Les loges d’Europe sont détruites ; beaucoup de leurs membres ont péri à Auschwitz, Lodz ou Varsovie.
Mais dès 1945, les survivants de Paris et de Bruxelles rallument la Menorah.
Le B’nai B’rith organise des secours, aide à l’émigration vers la Palestine, puis soutient la jeune République d’Israël.
Dans les années 1950, il obtient un statut consultatif à l’ONU, représentant la voix du judaïsme mondial face à l’antisémitisme d’État et au négationnisme naissant.
À Paris, ses loges deviennent des lieux de dialogue entre Juifs français, survivants d’Europe de l’Est et intellectuels israéliens.
Ce judaïsme civique, à la fois religieux et laïque, réunit la Loi et la bienfaisance, la mémoire et la justice.
Il ne cherche pas à convertir, mais à réparer.
Chaque école juive, chaque orphelinat, chaque comité de lutte contre la haine en porte la trace.

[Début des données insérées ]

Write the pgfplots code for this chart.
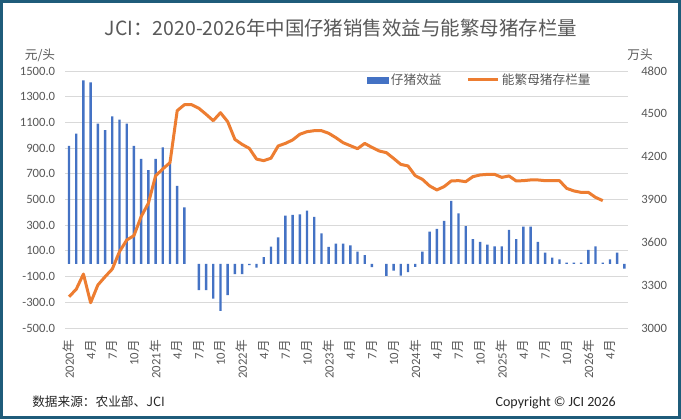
\documentclass[border=0pt]{standalone}
\usepackage{pgfplots}
\pgfplotsset{compat=1.18}
\usepackage{fontspec}
\setmainfont{Carlito}
\newfontfamily\cjk{Noto Sans CJK SC}
\definecolor{barblue}{HTML}{4472C4}
\definecolor{lineorange}{HTML}{ED7D31}
\definecolor{txt}{HTML}{595959}
\definecolor{gridc}{HTML}{D9D9D9}
\definecolor{frameC}{HTML}{1F5C7A}
\newcommand{\Y}{{\cjk 年}}
\newcommand{\M}{{\cjk 月}}
\newcommand{\sz}{\fontsize{9.5}{11}\selectfont}
\begin{document}
\begin{tikzpicture}
\useasboundingbox (0,0) rectangle (510.75pt,314.25pt);
\fill[white] (0,0) rectangle (510.75pt,314.25pt);
\begin{axis}[
  at={(49.05pt,68.25pt)}, anchor=south west,
  scale only axis, width=421.95pt, height=192.75pt,
  xmin=-0.5, xmax=77.5, ymin=-500, ymax=1500,
  ytick={-500,-300,...,1500},
  xtick={0,3,...,75},
  xticklabels={2020\Y,4\M,7\M,10\M,2021\Y,4\M,7\M,10\M,2022\Y,4\M,7\M,10\M,2023\Y,4\M,7\M,10\M,2024\Y,4\M,7\M,10\M,2025\Y,4\M,7\M,10\M,2026\Y,4\M},
  xticklabel style={rotate=90, anchor=east, inner sep=0pt, font=\sz, text=txt},
  xticklabel shift=9pt,
  yticklabel style={anchor=east, inner sep=0pt, font=\sz, text=txt},
  yticklabel shift=7.5pt,
  /pgf/number format/.cd, fixed, fixed zerofill, precision=1, 1000 sep={}, assume math mode=true,
  /pgfplots/.cd,
  ymajorgrids, major grid style={gridc, line width=0.75pt},
  axis line style={draw=none}, major tick style={draw=none},
  clip=false,
]
\addplot[ybar, bar width=1.8pt, fill=barblue, draw=none] coordinates {
(0,918) (1,1012) (2,1427) (3,1411) (4,1090) (5,1040) (6,1147) (7,1121) (8,1090) (9,918)
(10,817) (11,729) (12,817) (13,905) (14,781) (15,607) (16,438)
(18,-205) (19,-205) (20,-272) (21,-366) (22,-244) (23,-81) (24,-81) (25,-10) (26,-31) (27,51)
(28,134) (29,206) (30,374) (31,380) (32,385) (33,413) (34,364) (35,237) (36,131) (37,156)
(38,156) (39,144) (40,94) (41,68) (42,-27)
(44,-95) (45,-53) (46,-92) (47,-66) (48,-25) (49,94) (50,250) (51,271) (52,333) (53,489)
(54,393) (55,292) (56,191) (57,170) (58,149) (59,136) (60,136) (61,263) (62,191) (63,289)
(64,289) (65,170) (66,87) (67,48) (68,35) (69,8) (70,8) (71,8) (72,108) (73,136)
(74,8) (75,35) (76,87) (77,-38)
};
\end{axis}
\begin{axis}[
  at={(49.05pt,68.25pt)}, anchor=south west,
  scale only axis, width=421.95pt, height=192.75pt,
  xmin=-0.5, xmax=77.5, ymin=3000, ymax=4800,
  ytick={3000,3300,...,4800},
  axis x line=none, axis y line*=right,
  yticklabel style={anchor=west, inner sep=0pt, font=\sz, text=txt},
  yticklabel shift=9.75pt,
  /pgf/number format/.cd, fixed, precision=0, 1000 sep={}, assume math mode=true,
  /pgfplots/.cd,
  axis line style={draw=none}, major tick style={draw=none},
  legend columns=2,
  legend style={at={(0.737,0.965)}, anchor=center, draw=none, fill=none,
    font=\cjk\sz, text=txt, inner sep=0pt,
    /tikz/every even column/.append style={column sep=17pt},
    nodes={inner sep=1.5pt}},
]
\addlegendimage{legend image code/.code={\fill[barblue] (0pt,-2.2pt) rectangle (15.75pt,2.2pt);}}
\addlegendentry{仔猪效益}
\addplot[lineorange, line width=2.25pt, line join=round,
  legend image code/.code={\draw[lineorange, line width=2.25pt] (0pt,0pt) -- (23pt,0pt);}] coordinates {
(0,3219) (1,3271) (2,3378) (3,3177) (4,3301) (5,3359) (6,3413) (7,3535) (8,3616) (9,3647)
(10,3780) (11,3873) (12,4065) (13,4114) (14,4158) (15,4522) (16,4564) (17,4564) (18,4539) (19,4497)
(20,4452) (21,4508) (22,4445) (23,4321) (24,4286) (25,4258) (26,4183) (27,4172) (28,4189) (29,4275)
(30,4293) (31,4317) (32,4357) (33,4375) (34,4382) (35,4382) (36,4364) (37,4333) (38,4298) (39,4277)
(40,4256) (41,4293) (42,4265) (43,4240) (44,4228) (45,4188) (46,4146) (47,4135) (48,4067) (49,4041)
(50,3995) (51,3967) (52,3990) (53,4030) (54,4032) (55,4025) (56,4060) (57,4072) (58,4076) (59,4076)
(60,4055) (61,4065) (62,4030) (63,4032) (64,4037) (65,4037) (66,4032) (67,4032) (68,4032) (69,3978)
(70,3960) (71,3950) (72,3950) (73,3915) (74,3892)
};
\addlegendentry{能繁母猪存栏量}
\end{axis}
\node[text=txt, font=\cjk\fontsize{14.6}{16}\selectfont] at (255.75pt,293.25pt) {JCI：2020-2026年中国仔猪销售效益与能繁母猪存栏量};
\node[text=txt, font=\cjk\sz] at (30pt,273pt) {元/头};
\node[text=txt, font=\cjk\sz] at (480pt,273pt) {万头};
\node[anchor=west, text=black!85, font=\cjk\sz, inner sep=0pt] at (24pt,12.75pt) {数据来源：农业部、JCI};
\node[anchor=east, text=black!85, font=\fontsize{10.5}{12}\selectfont, inner sep=0pt] at (462pt,12pt) {Copyright \textcopyright{} JCI 2026};
\draw[frameC, line width=2.25pt] (1.125pt,1.125pt) rectangle (509.625pt,313.125pt);
\end{tikzpicture}
\end{document}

De Leo Frank aux débats contemporains sur la mémoire et la justice, le B’nai B’rith reste l’expression d’un judaïsme mûr, conscient de sa mission universelle, et pourtant fidèle à sa particularité.
Cent quatre-vingts ans après la nuit fondatrice du Sinsheimer Café, les loges subsistent, modestes parfois, vieillies souvent.
Mais derrière chaque réunion, chaque chandelle allumée, plane encore l’esprit du 13 octobre 1843 : celui d’hommes humbles qui décidèrent que l’Alliance pouvait renaître dans le monde nouveau, non comme un serment du ciel, mais comme une fraternité d’hommes.